* What you have to do: Using the listing below, please gather every line containing the word "page".
•••
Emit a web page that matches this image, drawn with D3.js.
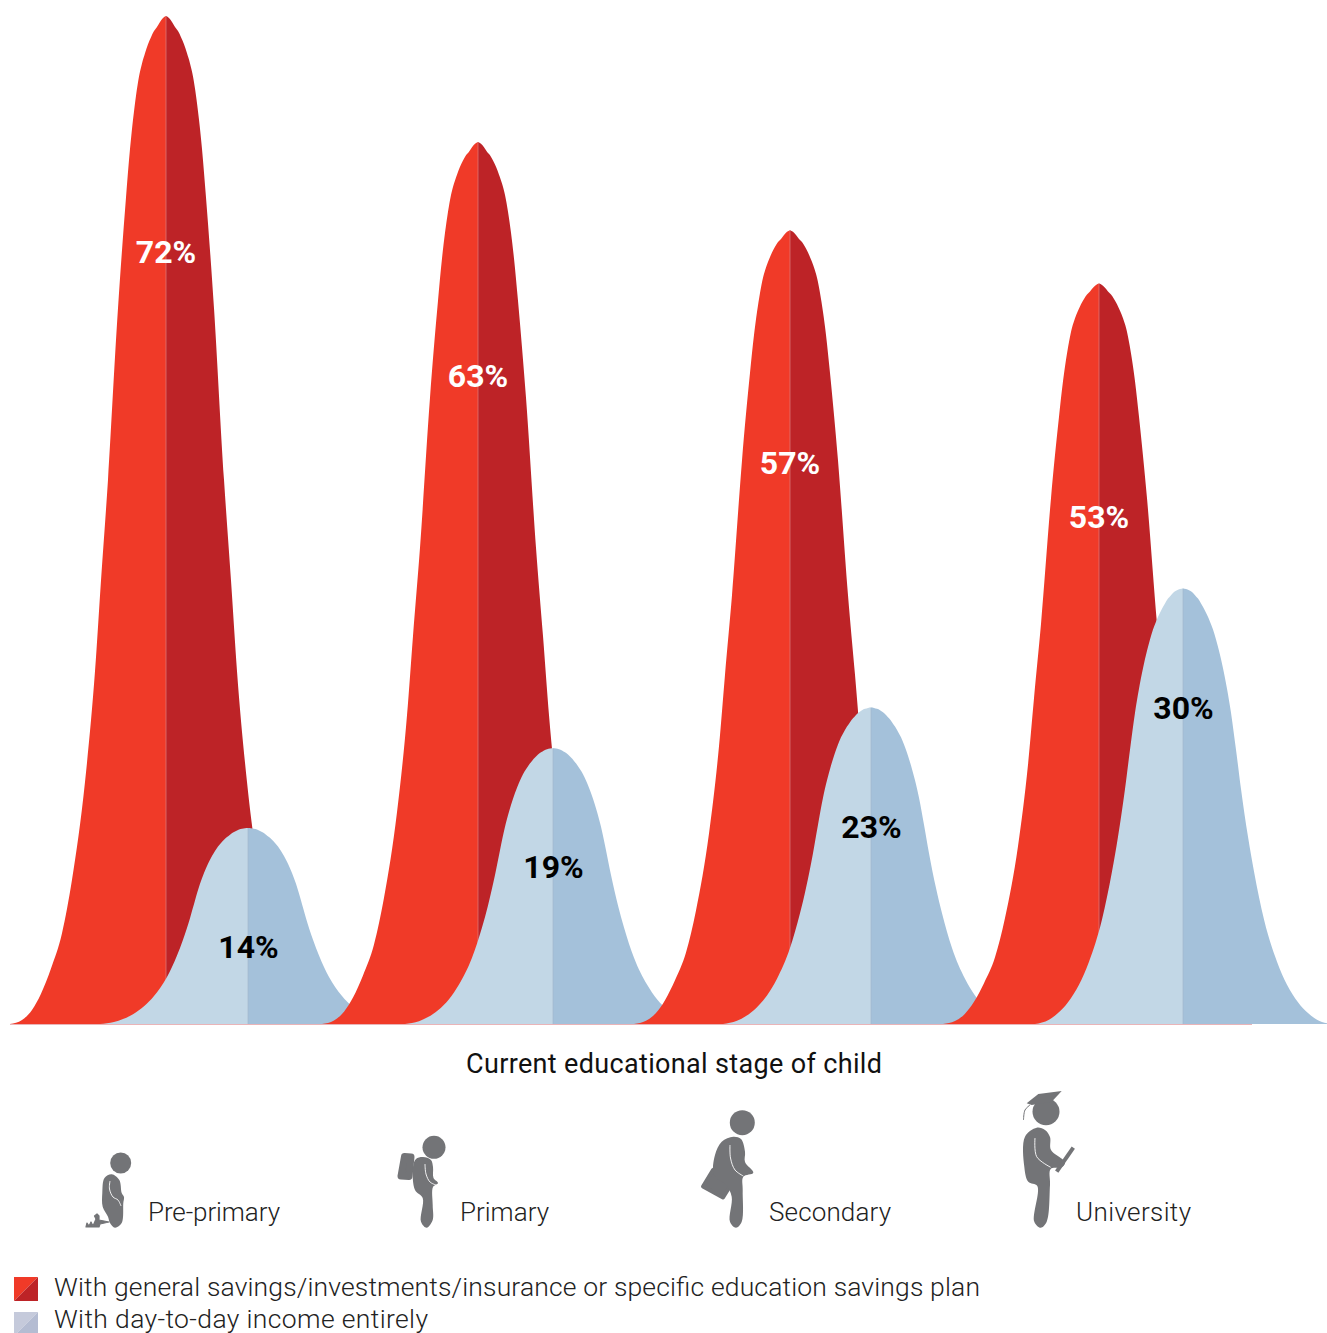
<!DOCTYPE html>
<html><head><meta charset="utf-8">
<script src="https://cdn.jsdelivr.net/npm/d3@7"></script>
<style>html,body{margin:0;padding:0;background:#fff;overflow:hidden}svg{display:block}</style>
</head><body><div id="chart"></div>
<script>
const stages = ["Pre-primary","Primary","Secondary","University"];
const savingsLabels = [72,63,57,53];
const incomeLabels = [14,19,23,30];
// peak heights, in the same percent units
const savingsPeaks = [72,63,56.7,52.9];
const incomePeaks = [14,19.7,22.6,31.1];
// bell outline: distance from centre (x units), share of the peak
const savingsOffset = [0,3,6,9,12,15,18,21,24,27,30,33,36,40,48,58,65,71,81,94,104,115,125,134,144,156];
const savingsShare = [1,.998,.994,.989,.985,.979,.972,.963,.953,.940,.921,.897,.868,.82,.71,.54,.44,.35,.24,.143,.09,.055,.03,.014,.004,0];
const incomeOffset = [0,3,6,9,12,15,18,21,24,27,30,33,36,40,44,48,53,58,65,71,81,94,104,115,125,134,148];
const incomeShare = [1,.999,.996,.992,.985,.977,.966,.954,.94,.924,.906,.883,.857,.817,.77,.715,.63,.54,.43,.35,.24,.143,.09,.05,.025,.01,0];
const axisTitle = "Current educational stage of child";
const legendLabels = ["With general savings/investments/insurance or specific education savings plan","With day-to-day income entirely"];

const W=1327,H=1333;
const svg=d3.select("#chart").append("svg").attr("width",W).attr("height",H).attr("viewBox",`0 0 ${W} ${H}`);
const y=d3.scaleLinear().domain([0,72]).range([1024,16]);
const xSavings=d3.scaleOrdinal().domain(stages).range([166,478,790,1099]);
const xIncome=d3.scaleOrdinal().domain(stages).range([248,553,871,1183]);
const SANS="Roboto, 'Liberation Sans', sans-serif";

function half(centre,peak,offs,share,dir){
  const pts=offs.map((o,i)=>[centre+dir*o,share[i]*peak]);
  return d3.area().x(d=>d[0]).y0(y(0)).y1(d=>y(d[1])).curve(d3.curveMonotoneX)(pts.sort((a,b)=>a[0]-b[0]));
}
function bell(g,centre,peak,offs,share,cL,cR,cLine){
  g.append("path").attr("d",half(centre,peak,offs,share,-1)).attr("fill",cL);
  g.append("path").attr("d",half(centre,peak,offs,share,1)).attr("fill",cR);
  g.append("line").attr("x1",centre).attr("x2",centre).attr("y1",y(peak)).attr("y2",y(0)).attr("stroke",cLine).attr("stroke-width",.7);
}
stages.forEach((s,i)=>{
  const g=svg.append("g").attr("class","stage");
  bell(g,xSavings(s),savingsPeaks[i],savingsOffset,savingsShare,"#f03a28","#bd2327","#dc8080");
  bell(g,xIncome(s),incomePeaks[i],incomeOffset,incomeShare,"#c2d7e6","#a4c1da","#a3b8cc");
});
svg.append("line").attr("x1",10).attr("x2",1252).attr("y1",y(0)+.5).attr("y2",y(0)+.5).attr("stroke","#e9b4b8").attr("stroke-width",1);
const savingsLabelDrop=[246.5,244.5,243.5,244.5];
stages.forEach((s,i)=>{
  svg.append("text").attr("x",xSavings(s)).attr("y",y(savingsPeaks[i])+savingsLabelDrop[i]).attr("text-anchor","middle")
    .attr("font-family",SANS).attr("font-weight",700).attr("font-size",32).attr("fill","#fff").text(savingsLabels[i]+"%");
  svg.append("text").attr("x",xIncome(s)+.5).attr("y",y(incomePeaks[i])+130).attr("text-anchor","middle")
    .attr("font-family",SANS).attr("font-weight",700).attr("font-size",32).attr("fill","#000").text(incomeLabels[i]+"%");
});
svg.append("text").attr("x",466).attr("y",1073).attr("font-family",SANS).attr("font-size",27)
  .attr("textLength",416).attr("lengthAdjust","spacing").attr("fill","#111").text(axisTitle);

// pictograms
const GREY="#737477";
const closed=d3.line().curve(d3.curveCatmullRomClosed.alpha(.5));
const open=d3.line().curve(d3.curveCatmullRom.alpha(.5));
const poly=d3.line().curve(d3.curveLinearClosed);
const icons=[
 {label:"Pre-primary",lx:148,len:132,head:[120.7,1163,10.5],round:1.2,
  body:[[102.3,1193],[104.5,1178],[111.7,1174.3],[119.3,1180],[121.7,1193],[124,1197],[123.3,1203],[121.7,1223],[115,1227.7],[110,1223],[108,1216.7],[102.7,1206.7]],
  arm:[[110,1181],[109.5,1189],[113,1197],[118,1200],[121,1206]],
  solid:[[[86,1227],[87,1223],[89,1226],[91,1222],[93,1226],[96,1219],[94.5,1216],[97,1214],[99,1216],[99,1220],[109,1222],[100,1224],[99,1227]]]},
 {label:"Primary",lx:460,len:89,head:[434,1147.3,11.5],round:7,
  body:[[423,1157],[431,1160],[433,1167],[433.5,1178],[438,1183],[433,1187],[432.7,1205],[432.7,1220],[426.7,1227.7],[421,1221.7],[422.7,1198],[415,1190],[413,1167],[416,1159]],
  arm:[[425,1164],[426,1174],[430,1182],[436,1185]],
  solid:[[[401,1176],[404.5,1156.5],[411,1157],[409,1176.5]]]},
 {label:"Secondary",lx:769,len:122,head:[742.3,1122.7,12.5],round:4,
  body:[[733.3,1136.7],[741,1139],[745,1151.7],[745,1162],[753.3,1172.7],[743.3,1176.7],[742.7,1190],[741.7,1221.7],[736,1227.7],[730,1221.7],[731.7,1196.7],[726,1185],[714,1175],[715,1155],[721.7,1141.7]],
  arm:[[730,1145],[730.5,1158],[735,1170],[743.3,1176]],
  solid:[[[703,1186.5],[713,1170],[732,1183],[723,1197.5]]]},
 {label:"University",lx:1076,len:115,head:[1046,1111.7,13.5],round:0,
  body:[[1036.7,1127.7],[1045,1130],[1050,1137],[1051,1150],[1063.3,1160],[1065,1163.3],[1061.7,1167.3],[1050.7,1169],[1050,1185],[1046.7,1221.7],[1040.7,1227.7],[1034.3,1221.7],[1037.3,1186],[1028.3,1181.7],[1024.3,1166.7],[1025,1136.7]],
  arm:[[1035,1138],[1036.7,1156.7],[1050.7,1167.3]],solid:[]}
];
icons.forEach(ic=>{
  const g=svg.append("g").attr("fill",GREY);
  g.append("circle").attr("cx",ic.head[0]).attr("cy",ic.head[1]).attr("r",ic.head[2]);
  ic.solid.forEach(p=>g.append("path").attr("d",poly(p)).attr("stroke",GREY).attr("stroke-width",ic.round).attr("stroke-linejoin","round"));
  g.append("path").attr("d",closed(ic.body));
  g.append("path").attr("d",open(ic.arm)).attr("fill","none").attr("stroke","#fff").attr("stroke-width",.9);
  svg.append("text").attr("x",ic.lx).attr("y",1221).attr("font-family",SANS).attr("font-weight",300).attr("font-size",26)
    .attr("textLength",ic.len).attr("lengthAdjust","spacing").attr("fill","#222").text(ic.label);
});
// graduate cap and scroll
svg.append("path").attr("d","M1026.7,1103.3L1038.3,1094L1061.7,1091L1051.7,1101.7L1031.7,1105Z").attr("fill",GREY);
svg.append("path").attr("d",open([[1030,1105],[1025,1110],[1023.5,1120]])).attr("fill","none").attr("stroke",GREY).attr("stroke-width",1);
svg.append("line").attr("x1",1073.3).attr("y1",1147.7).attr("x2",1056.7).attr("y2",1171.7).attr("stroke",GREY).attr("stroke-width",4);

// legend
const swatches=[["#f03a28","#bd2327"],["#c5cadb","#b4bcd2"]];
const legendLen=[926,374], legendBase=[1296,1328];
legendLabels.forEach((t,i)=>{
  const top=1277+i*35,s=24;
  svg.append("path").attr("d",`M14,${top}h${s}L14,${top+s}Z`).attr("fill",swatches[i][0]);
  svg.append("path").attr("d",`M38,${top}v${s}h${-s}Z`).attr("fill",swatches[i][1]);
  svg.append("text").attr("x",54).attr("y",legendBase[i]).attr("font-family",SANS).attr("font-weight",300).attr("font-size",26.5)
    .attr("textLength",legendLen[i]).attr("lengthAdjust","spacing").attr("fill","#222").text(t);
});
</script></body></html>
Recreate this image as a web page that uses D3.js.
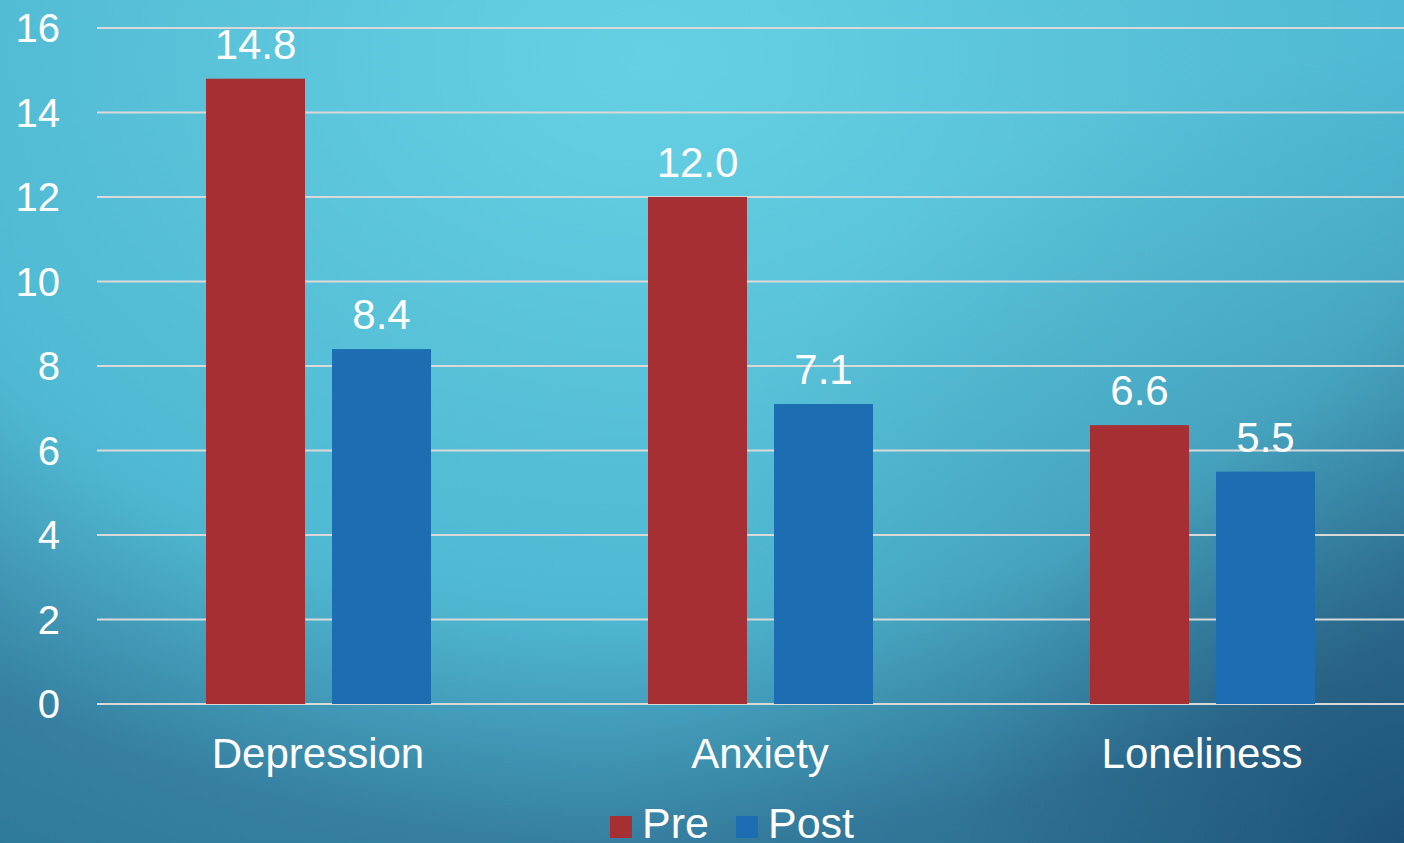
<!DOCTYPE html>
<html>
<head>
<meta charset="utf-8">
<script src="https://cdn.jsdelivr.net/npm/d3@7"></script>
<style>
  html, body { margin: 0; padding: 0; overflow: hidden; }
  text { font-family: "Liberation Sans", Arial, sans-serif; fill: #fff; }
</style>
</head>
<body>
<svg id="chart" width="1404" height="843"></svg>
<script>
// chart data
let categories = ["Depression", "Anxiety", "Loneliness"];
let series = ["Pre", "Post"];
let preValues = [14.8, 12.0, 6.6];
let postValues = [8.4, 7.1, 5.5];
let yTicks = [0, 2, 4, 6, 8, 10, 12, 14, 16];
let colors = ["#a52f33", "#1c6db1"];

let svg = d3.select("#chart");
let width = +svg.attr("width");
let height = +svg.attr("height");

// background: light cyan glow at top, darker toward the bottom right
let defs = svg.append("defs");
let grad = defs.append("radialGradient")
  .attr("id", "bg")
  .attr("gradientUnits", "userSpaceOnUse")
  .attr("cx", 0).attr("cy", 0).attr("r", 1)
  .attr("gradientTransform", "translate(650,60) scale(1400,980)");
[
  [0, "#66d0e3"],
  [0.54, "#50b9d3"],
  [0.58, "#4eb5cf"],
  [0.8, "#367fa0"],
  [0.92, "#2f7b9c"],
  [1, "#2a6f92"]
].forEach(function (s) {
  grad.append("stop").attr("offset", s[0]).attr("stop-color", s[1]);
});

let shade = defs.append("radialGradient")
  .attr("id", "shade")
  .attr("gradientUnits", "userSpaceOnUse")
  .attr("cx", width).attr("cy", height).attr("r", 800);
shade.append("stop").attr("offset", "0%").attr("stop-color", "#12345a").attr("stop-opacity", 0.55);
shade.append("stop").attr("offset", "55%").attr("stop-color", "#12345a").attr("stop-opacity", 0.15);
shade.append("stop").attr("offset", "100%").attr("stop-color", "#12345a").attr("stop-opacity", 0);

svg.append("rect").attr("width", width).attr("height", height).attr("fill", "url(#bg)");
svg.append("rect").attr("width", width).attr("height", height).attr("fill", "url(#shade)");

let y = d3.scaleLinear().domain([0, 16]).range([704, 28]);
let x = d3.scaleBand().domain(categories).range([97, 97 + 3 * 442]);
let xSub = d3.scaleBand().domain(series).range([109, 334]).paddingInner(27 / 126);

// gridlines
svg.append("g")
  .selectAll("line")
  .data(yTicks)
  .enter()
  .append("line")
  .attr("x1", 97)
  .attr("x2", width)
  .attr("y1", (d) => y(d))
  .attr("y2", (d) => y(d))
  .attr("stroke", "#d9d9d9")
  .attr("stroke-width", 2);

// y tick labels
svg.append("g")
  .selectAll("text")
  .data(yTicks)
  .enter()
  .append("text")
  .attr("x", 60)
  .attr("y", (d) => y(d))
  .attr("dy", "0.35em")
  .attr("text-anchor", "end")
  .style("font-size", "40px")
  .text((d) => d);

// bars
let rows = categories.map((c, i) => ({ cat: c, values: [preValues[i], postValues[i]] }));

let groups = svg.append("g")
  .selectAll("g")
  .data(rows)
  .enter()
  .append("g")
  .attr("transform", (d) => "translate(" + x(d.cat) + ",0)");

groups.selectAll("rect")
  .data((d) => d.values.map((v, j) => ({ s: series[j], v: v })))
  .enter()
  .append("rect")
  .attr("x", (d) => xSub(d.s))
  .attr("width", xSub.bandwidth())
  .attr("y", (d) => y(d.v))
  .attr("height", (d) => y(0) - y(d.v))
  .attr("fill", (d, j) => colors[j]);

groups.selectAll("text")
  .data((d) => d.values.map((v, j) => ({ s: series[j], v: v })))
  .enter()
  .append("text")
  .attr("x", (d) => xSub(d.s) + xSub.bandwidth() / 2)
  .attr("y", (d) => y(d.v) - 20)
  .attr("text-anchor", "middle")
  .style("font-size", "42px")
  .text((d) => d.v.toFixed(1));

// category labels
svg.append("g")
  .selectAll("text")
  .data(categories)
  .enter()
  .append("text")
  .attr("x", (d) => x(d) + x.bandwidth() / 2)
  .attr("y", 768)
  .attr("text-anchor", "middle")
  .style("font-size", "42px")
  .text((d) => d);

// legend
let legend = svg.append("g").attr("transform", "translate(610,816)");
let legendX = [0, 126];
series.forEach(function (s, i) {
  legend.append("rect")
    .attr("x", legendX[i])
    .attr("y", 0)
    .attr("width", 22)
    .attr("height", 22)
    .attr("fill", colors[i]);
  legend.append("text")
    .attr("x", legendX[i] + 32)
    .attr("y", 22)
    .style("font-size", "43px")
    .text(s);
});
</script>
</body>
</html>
•••
* Written response:
Emit a web page that matches this image, drawn with D3.js.
Recreate this image as a web page that uses D3.js.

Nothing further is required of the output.